Iran has released two French citizens, Bernard Phelan and Benjamin Briere, from a prison in the northeastern city of Mashhad, according to French President Emmanuel Macron.
“We will continue to work towards the return of those of our fellow nationals who are still detained in Iran,” Macron said on Friday on Twitter.
Ties between France and Iran have deteriorated in recent months with Tehran’s detentions of six French nationals in what Paris has described as arbitrary arrests equivalent to state hostage-taking.
Catherine Colonna, the French foreign minister, said in a separate statement that Phelan and Briere were on their way to France.
The Iranian foreign ministry described their release as a “humanitarian action”.
Phelan, a 64-year-old Franco-Irish citizen, was sentenced to six and a half years in prison in April for “providing information to another country”, said his family, who raised concerns about his poor health.
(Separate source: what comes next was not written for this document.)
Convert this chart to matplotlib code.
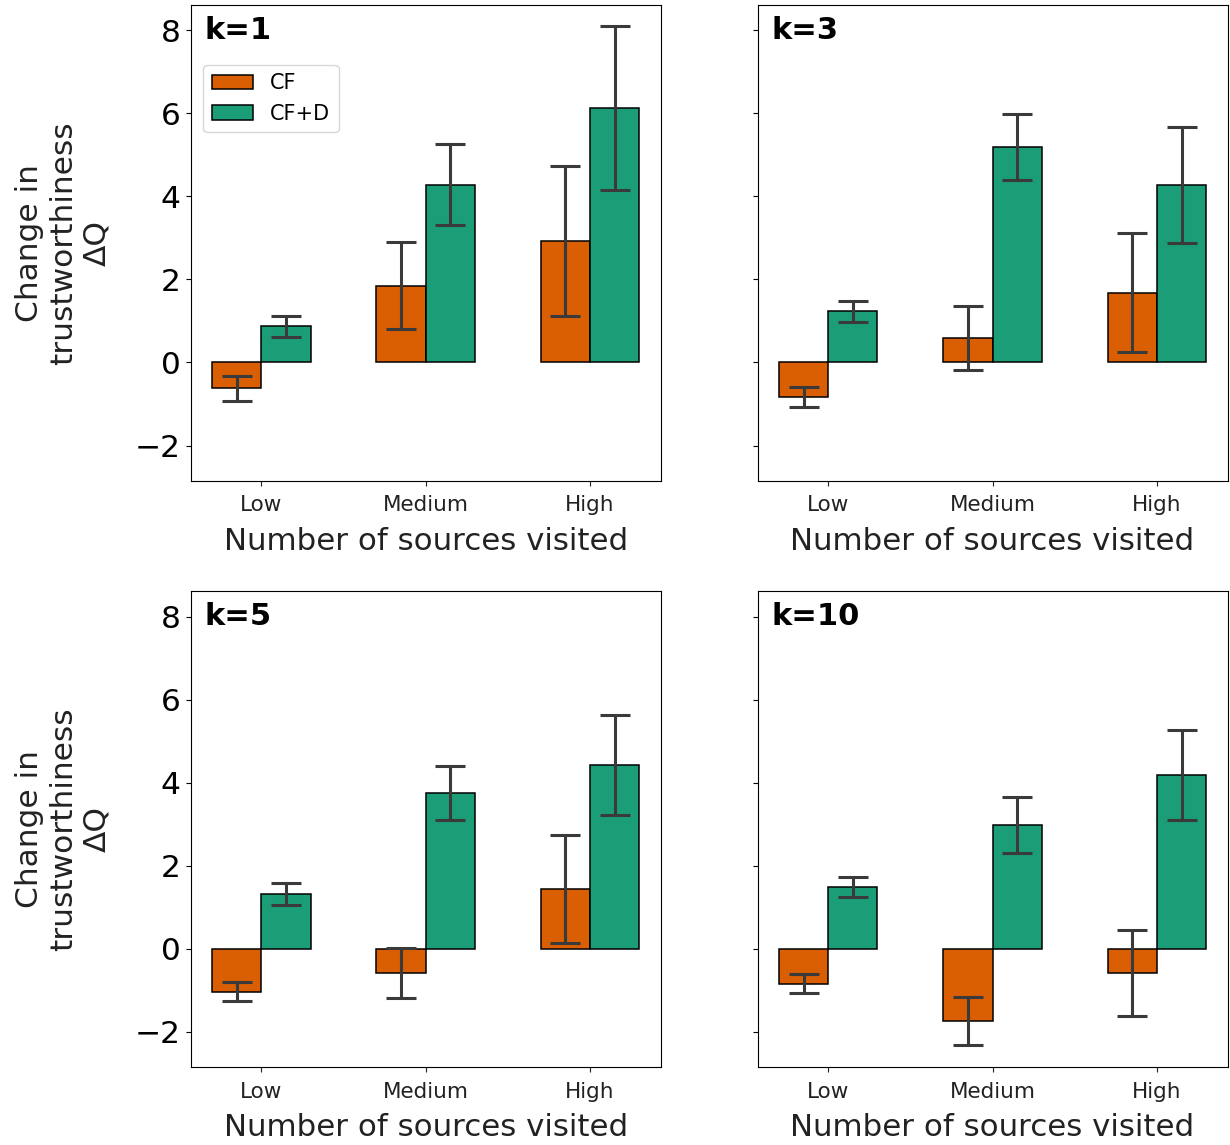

The Paris-based travel consultant was arrested in October in Mashhad.
Phelan went on a dry hunger strike in January to protest his detention but stopped the action at the request of his family, who feared he would die.
Briere, 37, had been held in Iran since May 2020 when he was arrested after flying a remote-controlled mini-helicopter near the Turkmenistan-Iran border.
An Iranian court in March sentenced him to eight years in prison on spying charges.
He was later acquitted by an appeals court but remained in prison in a situation called “incomprehensible” by his family.
Like Phelan, Briere was held in the prison of Vakilabad in Mashhad and went on hunger strikes to protest his conditions.
Four more French citizens, described previously as “hostages” by the French foreign ministry, are still imprisoned by Iran.